El sudor de su rostro le sustenta;
el del vuestro mantiene nuestra gloria:
suya la culpa fue, vuestra la afrenta.
Él dejó horror, y Vos dejáis memoria;
aquel fue engaño ciego, y esta venta.
¡Cuan diferente nos dejáis la historia!
En el siguiente poema se centra en la figura de san Pedro en la Pasión del Señor para recordarnos a todos de qué somos capaces:
¿Adónde, Pedro, están las valentías
que los pasados días
dijistes al Señor? ¿Dónde, los fuertes
miembros para sufrir con él mil muertes,
pues sola una mujer, una portera,
os hace acobardar desa manera?
A Dios negastes; luego os cantó el gallo,
y otro gallo os cantara a no negallo;
pero que el gallo cante
por vos, cobarde Pedro, no os espante:
que no es cosa muy nueva o peregrina
ver el gallo cantar por la gallina.
A estudiosos como Carreira este último poema le parece muy malo por el juego de palabras que Quevedo, grandísimo poeta conceptual, se permite con el concepto del “gallo”. Pero quién sabe, creo que encaja muy bien con su carácter burlón y con el acento satírico de poemas como el soneto “A un nariz”, que comienza así: “Érase un hombre a una nariz pegado”. O con aquella sorprendente anécdota que se cuenta de él, que fue capaz de decirle a la reina con un calambur:
«Entre el clavel blanco y la rosa roja, su majestad es-coja».
Llamar a san Pedro “gallina” y emplear la expresión “otro gallo os cantara” no lo hace más vulgar sino más efectivo para la lección de catequesis. Un poema así no se olvida, que es de lo que se trata.
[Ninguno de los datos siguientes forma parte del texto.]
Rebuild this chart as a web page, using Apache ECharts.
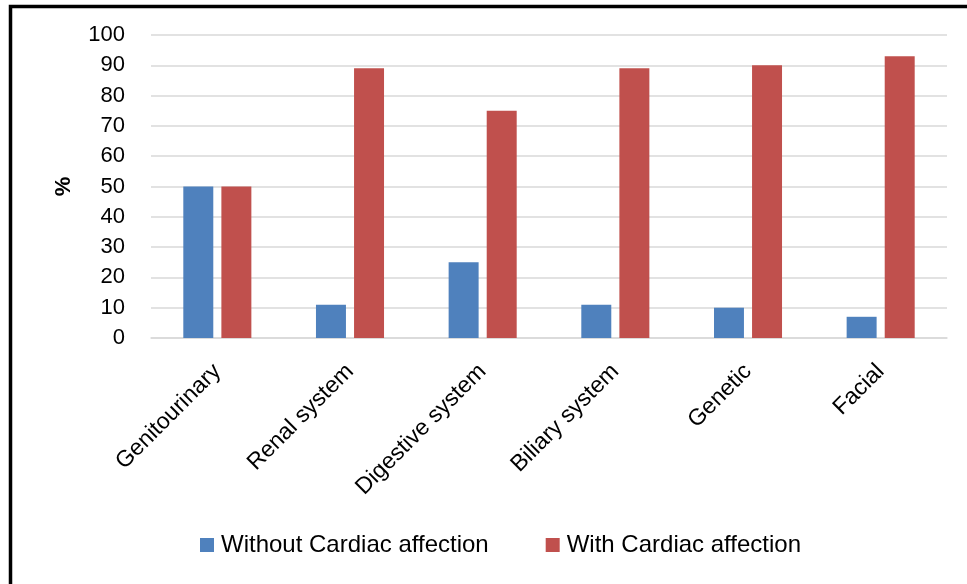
<!DOCTYPE html>
<html><head><meta charset="utf-8">
<script src="https://cdn.jsdelivr.net/npm/echarts@6/dist/echarts.min.js"></script>
<style>html,body{margin:0;padding:0;background:#fff}#c{width:967px;height:584px}</style>
</head><body><div id="c"></div>
<script>
const categories = ['Genitourinary','Renal system','Digestive system','Biliary system','Genetic','Facial'];
const withoutCardiac = [50, 11, 25, 11, 10, 7];
const withCardiac = [50, 89, 75, 89, 90, 93];
const yTicks = {min: 0, max: 100, interval: 10};
const seriesNames = ['Without Cardiac affection', 'With Cardiac affection'];

const font = 'Liberation Sans, Arial, sans-serif';
const chart = echarts.init(document.getElementById('c'));
chart.setOption({
  animation: false,
  color: ['#4f81bd', '#c0504d'],
  graphic: [{type: 'rect', shape: {x: 10.5, y: 6.5, width: 1200, height: 1200},
    style: {fill: 'none', stroke: '#000', lineWidth: 3.5}, z: 100}],
  grid: {left: 151, right: 20, top: 35, bottom: 246},
  legend: {
    data: seriesNames, bottom: 22, left: 195, itemWidth: 14, itemHeight: 14, itemGap: 57,
    icon: 'rect', textStyle: {fontSize: 24, color: '#000', fontFamily: font, padding: [0, 0, 0, 2]}
  },
  xAxis: {
    type: 'category', data: categories,
    axisLine: {lineStyle: {color: '#d9d9d9', width: 1.5}},
    axisTick: {show: false},
    axisLabel: {rotate: 45, fontSize: 23, color: '#000', fontFamily: font, margin: 30, interval: 0}
  },
  yAxis: {
    type: 'value', min: yTicks.min, max: yTicks.max, interval: yTicks.interval,
    name: '%', nameLocation: 'middle', nameGap: 76, nameRotate: 90,
    nameTextStyle: {fontSize: 22, fontWeight: 'bold', color: '#000', fontFamily: font},
    axisLine: {show: false}, axisTick: {show: false},
    splitLine: {lineStyle: {color: '#d9d9d9', width: 1.5}},
    axisLabel: {fontSize: 22, color: '#000', fontFamily: font, margin: 26}
  },
  series: [
    {name: seriesNames[0], type: 'bar', data: withoutCardiac, barWidth: '22.6%', barGap: '27%'},
    {name: seriesNames[1], type: 'bar', data: withCardiac, barWidth: '22.6%', barGap: '27%'}
  ]
});
</script></body></html>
Volvamos a un poema que nos habla de la dureza del corazón del hombre. Es el soneto 151, “A la muerte de Cristo, contra la dureza del corazón del hombre”:
Pues hoy derrama noche el sentimiento
por todo el cerco de la lumbre pura,
y amortecido el sol en sombra obscura
da lágrimas al fuego y voz al viento;
pues de la muerte el negro encerramiento
descubre con temblor la sepultura,
y el monte, que embaraza la llanura,
del más cercano se divide atento;
de piedra es, hombre duro, de diamante
tu corazón, pues muerte tan severa
no anega con tus ojos tu semblante.
Mas no es de piedra, no, que si lo fuera,
de lástima de ver a Dios amante,
entre las otras piedras se rompiera.